WHAT YOU ARE ASKED TO DO> Starting at the line containing "Recreate this image" and ending at the line containing "fig.savefig('out.png', dpi=100)", reproduce each line exactly as written, with both end lines included and all pictures omitted.

RAW RECORDS>

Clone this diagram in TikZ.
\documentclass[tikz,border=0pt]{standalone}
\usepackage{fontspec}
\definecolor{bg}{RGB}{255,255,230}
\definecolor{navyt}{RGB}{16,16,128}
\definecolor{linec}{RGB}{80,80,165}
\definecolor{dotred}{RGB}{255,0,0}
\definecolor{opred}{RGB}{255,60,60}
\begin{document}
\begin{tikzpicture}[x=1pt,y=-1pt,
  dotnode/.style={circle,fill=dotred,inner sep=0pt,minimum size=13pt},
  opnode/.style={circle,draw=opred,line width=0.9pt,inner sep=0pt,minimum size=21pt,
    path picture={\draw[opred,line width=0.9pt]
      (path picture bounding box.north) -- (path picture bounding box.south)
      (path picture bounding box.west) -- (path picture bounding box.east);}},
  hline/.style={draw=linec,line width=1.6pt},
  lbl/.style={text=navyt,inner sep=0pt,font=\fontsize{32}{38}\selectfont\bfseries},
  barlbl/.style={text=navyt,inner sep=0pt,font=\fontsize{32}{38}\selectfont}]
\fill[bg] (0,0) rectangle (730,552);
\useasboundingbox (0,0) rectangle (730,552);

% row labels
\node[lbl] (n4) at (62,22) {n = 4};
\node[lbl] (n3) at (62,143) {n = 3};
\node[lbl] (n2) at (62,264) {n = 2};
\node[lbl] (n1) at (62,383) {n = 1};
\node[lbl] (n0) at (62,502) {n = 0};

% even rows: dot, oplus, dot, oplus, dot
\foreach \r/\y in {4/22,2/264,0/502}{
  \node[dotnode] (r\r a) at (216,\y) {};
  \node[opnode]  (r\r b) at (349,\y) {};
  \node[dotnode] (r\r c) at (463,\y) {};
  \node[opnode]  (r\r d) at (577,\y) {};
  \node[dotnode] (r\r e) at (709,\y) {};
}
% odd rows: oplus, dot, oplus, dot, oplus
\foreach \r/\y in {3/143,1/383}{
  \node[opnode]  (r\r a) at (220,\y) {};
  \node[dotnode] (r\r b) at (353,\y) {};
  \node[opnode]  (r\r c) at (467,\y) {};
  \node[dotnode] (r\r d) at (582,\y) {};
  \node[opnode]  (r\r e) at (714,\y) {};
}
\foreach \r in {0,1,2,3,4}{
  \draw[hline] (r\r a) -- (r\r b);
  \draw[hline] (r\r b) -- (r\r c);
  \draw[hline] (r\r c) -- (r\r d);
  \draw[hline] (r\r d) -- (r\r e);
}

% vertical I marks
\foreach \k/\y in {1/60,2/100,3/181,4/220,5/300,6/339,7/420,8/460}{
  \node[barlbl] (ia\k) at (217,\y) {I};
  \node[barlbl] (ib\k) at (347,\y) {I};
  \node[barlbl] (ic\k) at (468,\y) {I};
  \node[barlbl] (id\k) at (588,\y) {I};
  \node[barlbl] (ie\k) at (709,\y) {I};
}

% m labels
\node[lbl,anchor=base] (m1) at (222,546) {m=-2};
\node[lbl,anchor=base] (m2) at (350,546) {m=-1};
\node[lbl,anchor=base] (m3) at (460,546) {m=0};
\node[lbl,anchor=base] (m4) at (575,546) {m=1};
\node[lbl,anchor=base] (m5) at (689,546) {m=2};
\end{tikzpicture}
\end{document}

---

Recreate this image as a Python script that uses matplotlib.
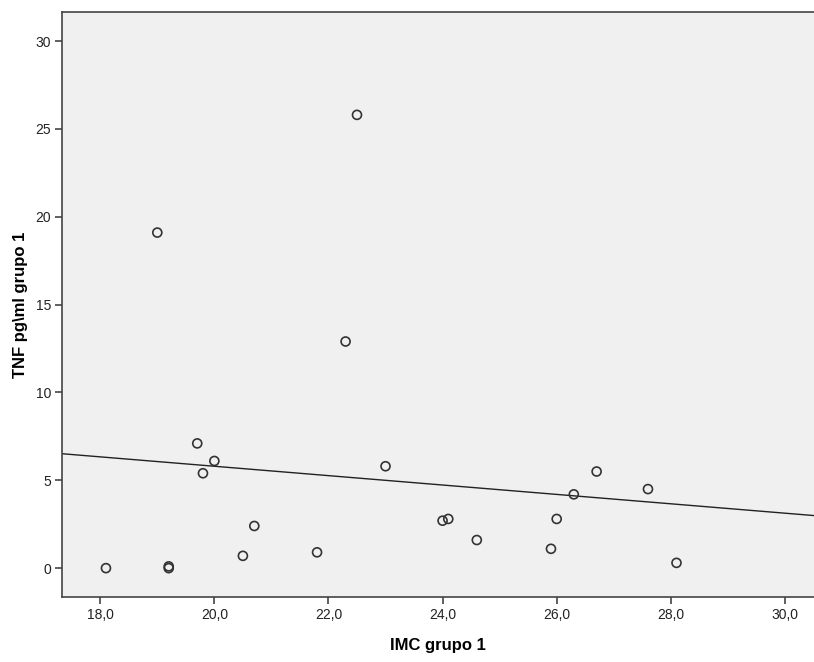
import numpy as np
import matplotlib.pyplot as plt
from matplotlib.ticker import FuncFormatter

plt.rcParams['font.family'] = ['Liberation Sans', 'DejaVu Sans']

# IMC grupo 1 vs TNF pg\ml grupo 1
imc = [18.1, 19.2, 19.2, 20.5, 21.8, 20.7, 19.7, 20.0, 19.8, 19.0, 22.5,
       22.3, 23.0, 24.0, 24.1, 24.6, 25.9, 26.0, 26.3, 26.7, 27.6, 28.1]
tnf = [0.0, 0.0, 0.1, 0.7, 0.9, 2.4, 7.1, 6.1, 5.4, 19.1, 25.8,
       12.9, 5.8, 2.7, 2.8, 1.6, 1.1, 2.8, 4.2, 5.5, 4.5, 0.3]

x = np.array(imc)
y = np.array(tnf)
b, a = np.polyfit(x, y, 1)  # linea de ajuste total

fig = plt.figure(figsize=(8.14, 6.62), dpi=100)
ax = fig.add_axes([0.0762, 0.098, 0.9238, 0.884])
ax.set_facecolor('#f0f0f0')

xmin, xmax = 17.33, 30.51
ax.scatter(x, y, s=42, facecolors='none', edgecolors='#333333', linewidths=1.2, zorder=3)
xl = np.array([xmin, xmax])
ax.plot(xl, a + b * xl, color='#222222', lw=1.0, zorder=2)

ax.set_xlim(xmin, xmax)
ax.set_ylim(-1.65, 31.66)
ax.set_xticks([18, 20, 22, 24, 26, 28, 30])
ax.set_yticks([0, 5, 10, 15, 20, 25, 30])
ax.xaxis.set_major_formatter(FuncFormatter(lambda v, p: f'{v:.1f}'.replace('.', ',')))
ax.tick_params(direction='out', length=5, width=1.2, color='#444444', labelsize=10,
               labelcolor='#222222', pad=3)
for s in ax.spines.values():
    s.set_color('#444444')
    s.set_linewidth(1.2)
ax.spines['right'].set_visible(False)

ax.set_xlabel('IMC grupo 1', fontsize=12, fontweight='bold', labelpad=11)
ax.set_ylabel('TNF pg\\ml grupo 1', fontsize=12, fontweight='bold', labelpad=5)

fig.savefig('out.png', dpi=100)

SOLUTION>
Recreate this image as a Python script that uses matplotlib.
import numpy as np
import matplotlib.pyplot as plt
from matplotlib.ticker import FuncFormatter

plt.rcParams['font.family'] = ['Liberation Sans', 'DejaVu Sans']

# IMC grupo 1 vs TNF pg\ml grupo 1
imc = [18.1, 19.2, 19.2, 20.5, 21.8, 20.7, 19.7, 20.0, 19.8, 19.0, 22.5,
       22.3, 23.0, 24.0, 24.1, 24.6, 25.9, 26.0, 26.3, 26.7, 27.6, 28.1]
tnf = [0.0, 0.0, 0.1, 0.7, 0.9, 2.4, 7.1, 6.1, 5.4, 19.1, 25.8,
       12.9, 5.8, 2.7, 2.8, 1.6, 1.1, 2.8, 4.2, 5.5, 4.5, 0.3]

x = np.array(imc)
y = np.array(tnf)
b, a = np.polyfit(x, y, 1)  # linea de ajuste total

fig = plt.figure(figsize=(8.14, 6.62), dpi=100)
ax = fig.add_axes([0.0762, 0.098, 0.9238, 0.884])
ax.set_facecolor('#f0f0f0')

xmin, xmax = 17.33, 30.51
ax.scatter(x, y, s=42, facecolors='none', edgecolors='#333333', linewidths=1.2, zorder=3)
xl = np.array([xmin, xmax])
ax.plot(xl, a + b * xl, color='#222222', lw=1.0, zorder=2)

ax.set_xlim(xmin, xmax)
ax.set_ylim(-1.65, 31.66)
ax.set_xticks([18, 20, 22, 24, 26, 28, 30])
ax.set_yticks([0, 5, 10, 15, 20, 25, 30])
ax.xaxis.set_major_formatter(FuncFormatter(lambda v, p: f'{v:.1f}'.replace('.', ',')))
ax.tick_params(direction='out', length=5, width=1.2, color='#444444', labelsize=10,
               labelcolor='#222222', pad=3)
for s in ax.spines.values():
    s.set_color('#444444')
    s.set_linewidth(1.2)
ax.spines['right'].set_visible(False)

ax.set_xlabel('IMC grupo 1', fontsize=12, fontweight='bold', labelpad=11)
ax.set_ylabel('TNF pg\\ml grupo 1', fontsize=12, fontweight='bold', labelpad=5)

fig.savefig('out.png', dpi=100)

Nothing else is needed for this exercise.